Lord Ardmillan—When a court of law is called to decide a question affecting the incidence and distribution of taxation, the question is necessarily important. We have been told that a taxing statute must be construed liberally and favourably to the subjects. In one sense that is true, and the remark is well founded, but on the other hand equality and impartial justice in the incidence of taxation is of greater moment, and the statute should be construed so as to promote that equality and that impartiality of justice. There is no presumption in favour of the exemption of the few from the incidence of the general tax. I think the presumption is for equality, and rather against the partiality which is involved in special exemptions. Therefore, in deciding any case I would consider the question on the statutes according to their true meaning. So viewing the case, I arrive at the conclusion that these insurance companies are not traders within the meaning of the 32 and 33 Vict.—construing that statute by the aid of the preceding statutes imposing and regulating taxation—and that the premises which they occupy are not houses for the purposes of trade only. The question is one of difficulty. I have felt it to be so, but on the whole I am quite satisfied with the construction which your Lordship in the chair has adopted and explained of the series of these Acts, and I have come to the same conclusion that neither of these insurance companies are the occupants of premises used for trade only. There is a distinction between the two, and I do not undervalue it. I think there was a great deal of ingenious argument about it, and if we had come to the conclusion that the proprietary company were engaged in trade, there might have been a doubt whether a mutual insurance society, where every man insures himself as well as the others, is a proper trading company. There may be subtle and delicate questions involved in that. I do not know it is trade for a man to insure himself with himself. I do not know it is sale when a man sells to himself and buys from himself. But it is not necessary to enter upon these questions. Holding—as I concur

Page: 286

with your Lordship in doing—that both societies are liable and not within the exemption, it is not necessary to consider whether one is more liable than the other.

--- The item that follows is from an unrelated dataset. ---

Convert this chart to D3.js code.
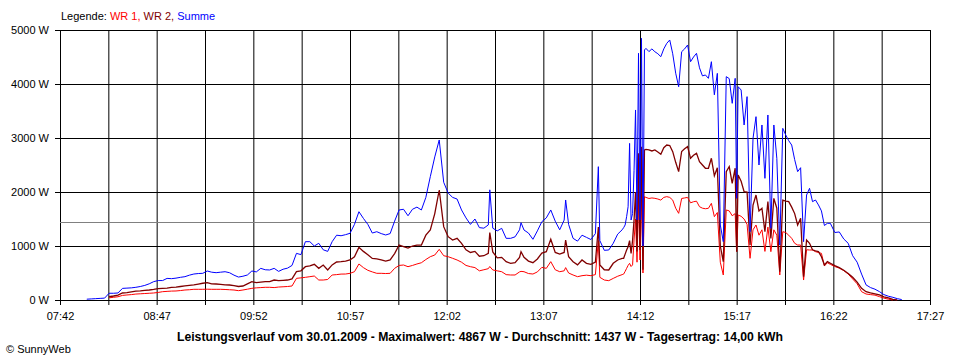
<!DOCTYPE html>
<html><head><meta charset="utf-8">
<script src="https://cdn.jsdelivr.net/npm/d3@7"></script>
<style>
body{margin:0;background:#fff;}
svg{display:block;font-family:"Liberation Sans",Arial,sans-serif;}
</style></head><body>
<svg id="c" width="960" height="360"></svg>
<script>
const times = [
"08:00","08:03","08:06","08:09","08:12","08:15","08:18","08:21","08:24","08:27",
"08:30","08:33","08:36","08:39","08:42","08:45","08:48","08:51","08:54","08:57",
"09:00","09:03","09:06","09:09","09:12","09:15","09:18","09:21","09:24","09:27",
"09:30","09:33","09:36","09:39","09:42","09:45","09:48","09:51","09:54","09:57",
"10:00","10:03","10:06","10:09","10:12","10:15","10:18","10:21","10:24","10:27",
"10:30","10:33","10:36","10:39","10:42","10:45","10:48","10:51","10:54","10:57",
"11:00","11:03","11:06","11:09","11:12","11:15","11:18","11:21","11:24","11:27",
"11:30","11:33","11:36","11:39","11:42","11:45","11:48","11:51","11:54","11:57",
"12:00","12:03","12:06","12:09","12:12","12:15","12:18","12:21","12:24","12:27",
"12:30","12:31","12:33","12:36","12:39","12:42","12:45","12:48","12:51","12:52",
"12:54","12:57","13:00","13:03","13:06","13:09","13:12","13:15","13:18","13:21",
"13:22","13:24","13:27","13:30","13:33","13:36","13:39","13:42","13:44","13:45",
"13:48","13:51","13:54","13:57","14:00","14:01","14:02","14:03","14:04","14:05",
"14:06","14:07","14:08","14:09","14:10","14:11","14:12","14:13","14:14","14:15",
"14:16","14:18","14:20","14:22","14:24","14:26","14:28","14:30","14:32","14:34",
"14:36","14:38","14:40","14:42","14:44","14:46","14:48","14:50","14:52","14:54",
"14:56","14:58","15:00","15:02","15:04","15:06","15:08","15:10","15:12","15:14",
"15:16","15:17","15:18","15:20","15:22","15:24","15:26","15:28","15:30","15:32",
"15:34","15:36","15:38","15:40","15:42","15:44","15:46","15:48","15:50","15:52",
"15:54","15:56","15:58","16:00","16:02","16:04","16:06","16:08","16:10","16:12",
"16:14","16:16","16:18","16:20","16:23","16:26","16:29","16:32","16:35","16:38",
"16:41","16:44","16:47","16:50","16:53","16:56","16:59","17:02","17:05","17:08"];

const summe = [
15,20,25,30,35,125,125,130,215,220,
225,235,250,270,300,340,360,360,400,395,
405,420,432,460,481,490,494,537,515,506,
515,524,505,460,425,440,463,537,520,586,
560,556,586,530,570,590,640,864,840,1080,
1080,1000,1050,930,900,1080,1200,1190,1210,1235,
1400,1635,1512,1400,1240,1265,1230,1204,1230,1460,
1667,1680,1560,1680,1720,1667,1900,2284,2650,2963,
2180,1980,1900,1870,1667,1520,1400,1500,1340,1330,
1390,2040,1330,1280,1327,1142,1142,1170,1300,1432,
1296,1240,1124,1280,1450,1520,1667,1460,1300,1480,
1852,1400,1142,1090,1200,1160,1120,1230,2469,1100,
920,926,1050,1220,1300,1340,1389,1543,1728,2900,
1481,1600,2400,3519,1481,4568,1481,4846,1000,4630,
4660,4600,4650,4598,4560,4506,4650,4753,4815,4560,
4200,3950,4598,4650,4722,4413,4500,4568,4300,4150,
4167,4105,4413,3800,4197,1389,1080,4136,4100,3642,
4105,1883,3950,3889,3241,3766,1265,2994,3395,2500,
3241,2253,3426,1327,3241,2624,1018,3179,3056,2950,
2870,2600,2377,2450,1080,1944,2068,1821,1852,1760,
1650,1380,1420,1420,1250,1260,1130,1050,820,700,
480,280,230,200,155,100,70,50,25,8];

const wr2 = [
null,null,null,null,null,60,74,90,130,135,
150,165,170,180,185,195,210,216,220,235,
240,250,260,270,280,295,310,320,300,296,
290,280,278,265,250,259,300,339,321,330,
339,340,370,358,365,370,390,524,540,617,
630,660,586,648,556,650,704,710,720,741,
800,975,900,840,770,760,741,720,741,860,
1018,987,960,1000,1018,1018,1200,1296,1600,2037,
1358,1173,1111,1142,1050,930,880,900,810,820,
864,1250,890,780,790,710,679,690,790,895,
790,720,691,760,870,895,1124,880,850,880,
1111,802,710,650,741,679,660,700,1350,650,
560,556,680,741,770,772,850,926,987,1100,
864,1100,1481,2000,900,2716,926,2840,560,2778,
2790,2780,2760,2778,2740,2700,2820,2870,2860,2747,
2550,2377,2750,2800,2840,2624,2680,2716,2561,2500,
2439,2439,2624,2300,2450,1000,710,2377,2469,2160,
2440,895,2315,2200,2006,2000,1018,1759,1944,1650,
1700,1265,1821,1142,1883,1700,524,1850,1830,1821,
1720,1600,1389,1512,432,1111,1050,930,910,895,
802,648,710,680,636,600,550,490,420,330,
216,154,130,115,93,60,40,13,0,null];

const wr1 = [
null,null,null,null,null,40,50,60,85,93,
100,110,115,120,125,130,140,154,160,165,
167,175,185,190,198,198,198,200,198,198,
198,195,190,185,173,185,200,216,225,230,
235,235,230,240,245,250,259,401,410,420,
432,444,370,370,380,463,470,480,481,494,
524,667,600,550,520,494,494,490,494,586,
640,648,617,640,667,690,750,802,833,938,
820,802,772,741,700,640,617,600,540,560,
580,620,556,540,524,470,463,463,520,530,
524,490,481,520,605,586,710,560,524,540,
600,500,463,432,450,460,450,470,1100,420,
370,358,400,440,470,480,530,586,640,679,
620,650,1111,1500,700,1900,741,1944,500,1913,
1900,1880,1890,1883,1870,1850,1900,1914,1900,1850,
1700,1605,1880,1890,1900,1800,1820,1830,1728,1700,
1690,1698,1790,1543,1620,700,463,1667,1650,1560,
1600,900,1574,1550,1500,1400,772,1300,1389,1200,
1300,900,1350,895,1300,1200,463,1265,1250,1200,
1142,1050,1018,1018,370,930,926,926,895,880,
864,630,690,660,620,590,545,480,390,300,
154,111,100,90,62,35,15,0,null,null];

const seriesNames = ["WR 1", "WR 2", "Summe"];
const yTicks = [0, 1000, 2000, 3000, 4000, 5000];
const xTickLabels = ["07:42","08:47","09:52","10:57","12:02","13:07","14:12","15:17","16:22","17:27"];
const average = 1437;
const legendTitle = "Legende: ";
const titleText = "Leistungsverlauf vom 30.01.2009 - Maximalwert: 4867 W - Durchschnitt: 1437 W - Tagesertrag: 14,00 kWh";
const creditText = "\u00A9 SunnyWeb";

const colors = {"WR 1": "#ff0000", "WR 2": "#800000", "Summe": "#0000ff"};
const widths = {"WR 1": 1, "WR 2": 1.3, "Summe": 1};

const parse = d3.timeParse("%H:%M");
const svg = d3.select("#c");
const pLeft = 60, pRight = 930, pTop = 30, pBottom = 300;

const labelDates = xTickLabels.map(parse);
const x = d3.scaleTime().domain([labelDates[0], labelDates[labelDates.length-1]]).range([pLeft, pRight]);
const y = d3.scaleLinear().domain([0, 5000]).range([pBottom, pTop]);

const gridDates = [];
labelDates.forEach((d, i) => {
  gridDates.push(d);
  if (i < labelDates.length - 1) gridDates.push(new Date((d.getTime() + labelDates[i+1].getTime()) / 2));
});
const labelSet = new Set(labelDates.map(d => d.getTime()));
const fontFam = "Liberation Sans, Arial, sans-serif";

// horizontal grid
svg.append("g").attr("transform", `translate(${pLeft},0)`)
  .call(d3.axisLeft(y).tickValues(yTicks).tickSize(-(pRight-pLeft)).tickFormat(""))
  .call(g => g.select(".domain").remove())
  .call(g => g.selectAll("line").attr("stroke", "#000"));
// vertical grid
svg.append("g").attr("transform", `translate(0,${pBottom})`)
  .call(d3.axisBottom(x).tickValues(gridDates).tickSize(-(pBottom-pTop)).tickFormat(""))
  .call(g => g.select(".domain").remove())
  .call(g => g.selectAll("line").attr("stroke", "#000"));

// y axis labels
svg.append("g").attr("transform", `translate(${pLeft},0)`)
  .call(d3.axisLeft(y).tickValues(yTicks).tickSize(5).tickPadding(6).tickFormat(d => d + " W"))
  .call(g => g.select(".domain").remove())
  .call(g => g.selectAll("line").attr("stroke", "#000"))
  .call(g => g.selectAll("text").attr("font-size", 11).attr("fill", "#000").attr("font-family", fontFam));
// x axis labels
svg.append("g").attr("transform", `translate(0,${pBottom})`)
  .call(d3.axisBottom(x).tickValues(gridDates).tickSize(5).tickPadding(7)
        .tickFormat(d => labelSet.has(d.getTime()) ? d3.timeFormat("%H:%M")(d) : ""))
  .call(g => g.select(".domain").remove())
  .call(g => g.selectAll("line").attr("stroke", "#000"))
  .call(g => g.selectAll("text").attr("font-size", 11).attr("fill", "#000").attr("font-family", fontFam));

// average line
const ya = Math.round(y(average)) + 0.5;
svg.append("line").attr("x1", pLeft).attr("x2", pRight).attr("y1", ya).attr("y2", ya)
  .attr("stroke", "#808080").attr("stroke-width", 1);

// series
const parsedTimes = times.map(parse);
const seriesData = {"WR 1": wr1, "WR 2": wr2, "Summe": summe};
const line = d3.line().defined(d => d[1] != null).x(d => x(d[0])).y(d => y(d[1]));
seriesNames.forEach(name => {
  const pts = parsedTimes.map((t, i) => [t, seriesData[name][i]]);
  svg.append("path").datum(pts).attr("d", line)
    .attr("fill", "none").attr("stroke", colors[name]).attr("stroke-width", widths[name])
    .attr("stroke-linejoin", "miter");
});

// legend
const leg = svg.append("text").attr("x", 61).attr("y", 20).attr("font-size", 11).attr("font-family", fontFam);
leg.append("tspan").text(legendTitle).attr("fill", "#000");
seriesNames.forEach((n, i) => {
  leg.append("tspan").text(n + (i < seriesNames.length - 1 ? ", " : "")).attr("fill", colors[n]);
});

// title
svg.append("text").attr("x", 480).attr("y", 341).attr("text-anchor", "middle").attr("font-family", fontFam)
  .attr("font-size", 12).attr("font-weight", "bold").attr("fill", "#000")
  .attr("textLength", 606).attr("lengthAdjust", "spacingAndGlyphs").text(titleText);
svg.append("text").attr("x", 6).attr("y", 353).attr("font-size", 11).attr("font-family", fontFam).attr("fill", "#000").text(creditText);
</script>
</body></html>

Lord Mure—I concur with your Lordships that the Commissioners have pronounced a correct deliverance in this case, and on the grounds explained by your Lordship in the chair.

The Court affirmed the judgment of the Commissioners.

Counsel:

Counsel for the Appellants— Dean of Faculty (Clark) and Balfour. Agent— James Mylne, W.S,

Counsel for the Crown—Solicitor-General ( Watson) and Rutherfurd. Agent— Angus Fletcher, Solicitor of Inland Revenue.